Regarding this thread,
I determined that you should not install virtualization separately, Android Studio will install its own versions of QEMU.
I also determined that although it might be possible to install Android Studio from some other source, it’s probably best installed from the private repo listed at
https://software.opensuse.org/package/android-studio?search_term=android+studio

The Android Studio install from openSUSE is actually only a shell installation script that goes out to Google’s servers and downloads the latest stable, so the openSUSE package probably won’t become outdated and will always install the latest.

So,
Troubleshooting your problem…

  1. Did you install your Android Studio using the package found in the above link?
  2. Do you have any other virtualization already installed (You probably should not)?
  3. What Virtual Device image did you try to deploy to? As suggested when you create virtual devices, you should at least at first deploy only to x86 images, and only <maybe> try to deploy to an ARM image later.

It’s my early, superficial impression that today Android Studio should work pretty well. It looks pretty slick and as I described earlier hopefully you shouldn’t have a problem deploying to an emulator.

But, if anyone really had a major emulator issue that couldn’t be resolved, you could do what I used to do… Download and deploy an x86 Android image in regular virtuualization (VBox, VMware, KVM, Xen, etc), then manually build an APK and push it to your running image. Not as “hands free” as the way Android Studio and Android Emulator are supposed to work together, but it’ll work.

TSU

Thanks master tsu2](https://forums.opensuse.org/member.php/2578-tsu2)! :smiley:
the problem solved!
because of a library.

execuse me…
why hasn’t opensuse tumb. /var/log/messages file in default installation?

Linux systems which run on the old SysVinit sub-system stored their logfiles in /var/log/messages.
Since most Linux systems now have replaced SysVinit and now run on systemd, practically <all> log messages (not just system logs) are stored in a database and you should now use a tool called “journalctl” to view logs you wish to see.

Centralizing all logs in a single database enhances the ability to correlate info from many different sources. In the old days, you as the human needed to know where logs were located and possibly how to correlate different log data.
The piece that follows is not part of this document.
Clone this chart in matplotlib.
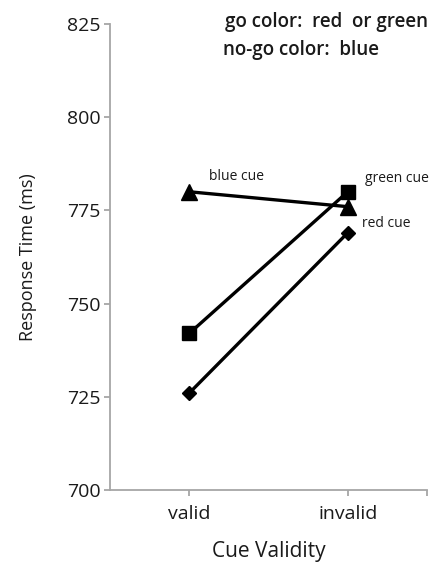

Best ways to introduce yourself to journalctl,

  • Google articles written
  • Display help, eg
journalctl --help
  • The journalctl MAN pages, but it’s very, very big

You should also know that for any apps or services that are invoked using “systemctl” a small snippet of relevant log data is automatically displayed which can be very useful if you’re troubleshooting.

HTH,
TSU

thanks master TSU,

i have not knowledge about modern linuxes enough.
i read your replies carefully.
they are usefull!

execuse me, what is ‘bin’ folder under ‘home’ folder?

please say how can i use ‘patch -p1’ command?

i have an ask for a long time…
how can i update kernel from ‘patch’ and ‘incremental patch’ ?

i found a bug when installation: when i don’t wanna libreoffice and i deselect office and then install, but office installs.

You should provide more information about your patch, and even consider starting a new thread since patching the kernel is not really a virtualization topic (I’d recommend the Installation forum).

If the patch is being provided in the form of a package, you can use the openSUSE package management command zypper,

zypper patch 

If you need to re-compile the kernel, then the procedure is more complicated but before you do that you should ask advice about what you want to do and why it’s needed.